What we need is an Abraham Accords, but this time within Israel. (By the way, it’s very sad that the new American administration refused to mention that name, because they understand how dangerous is the new approach that says that there can be peace with the Arab world without the Palestinians.)

Take a closer look at Ra’am leader Mansour Abbas, now in Bennett’s coalition. He’s clearly in a new phase. In his old guise, he visited Arab terrorists, but during the last round of fighting, he visited Lod after the Arab riots and spoke out against the violence. True, he wanted to enter the coalition, but he’s definitely more pragmatic than people like Ahmed Tibi. On the Arab street, there are many more like him who want integration.

 

On Arab integration, you sound more dovish than many of your companions in the opposition, yet on Israeli security you’re a hawk.
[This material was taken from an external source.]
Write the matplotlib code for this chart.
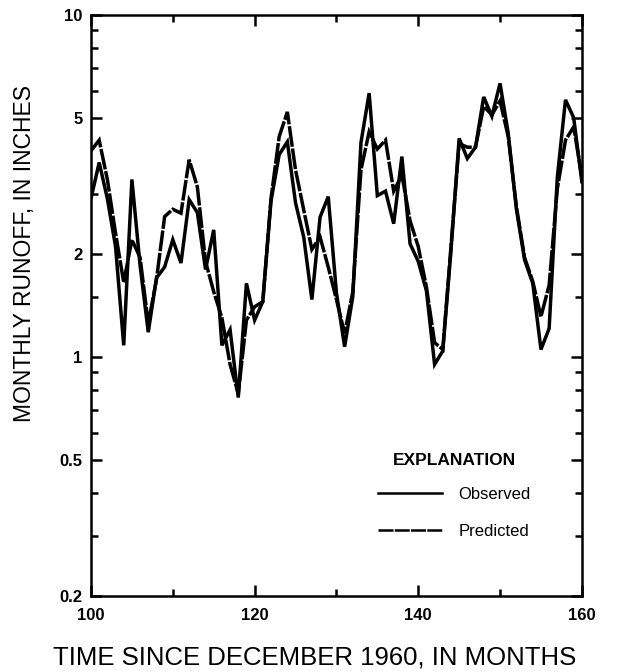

On issues like BDS, I’ll raise my voice to anyone who criticizes us. Last week in the Knesset was a shameful meeting in which left-wing organizations like Peace Now, B’tzelem, and Yesh Din called Israel an apartheid state.

In my speech there, I called out the government that is funding these groups to the tune of millions of shekels — the Germans. I said that it’s a shame that Germany, which wants to move past the Holocaust legacy, backs groups that speak of Israel’s “vicious occupation” and racism.

Yamina’s original platform, now being implemented in government, called for liberalization of the religious status quo, opposed by the chareidi public. Where do you see yourself acting on that front?

Politics is like an iceberg, and the day-to-day decisions and votes are only the tip. The more dramatic things are beneath the surface, and one area where I’m driven is regarding Israel’s vision. One vision is to be just another Europe or America, and you can see that on the streets of Tel Aviv.

But there’s another vision, which sees Israel as a Jewish state, with authentic Jewish lives. Unfortunately, if someone thinks that assimilation is only a problem in the Diaspora, he’s wrong. It can happen when someone speaks Hebrew and serves in the Tzanchanim [paratroopers].

 

So what does that mean practically?

It means Jewish education. I want every Jewish child, regardless of how much they’re going to keep, to know Shema Yisrael.

 

And as education minister, as soon as you try to bring more Jewish content into schools or the army, you’ll be accused of religious coercion…

No, I’m not forcing anything on anyone, but we must be knowledgeable.

 

You put ideology over power by parting ways with Bennett just when he rose to the top, so you have a vested interest in seeing this government fall. How long do you expect the coalition to last?

It’s been built in a very clever way, with the interests of all the parts being not to rock the boat. Lapid needs the government to endure for a chance to become prime minister; Gideon Saar is meant to be upgraded to foreign minister; Lieberman has tremendous power over the economy; the left are in power for the first time in a while; and Bennett has an interest to strengthen his base before the next elections.

So the coalition could hold together, but ultimately I believe what Naftali Bennett has done is what the Midrash calls taking the short way that is really long. I believe that in the long term, he’ll pay the price.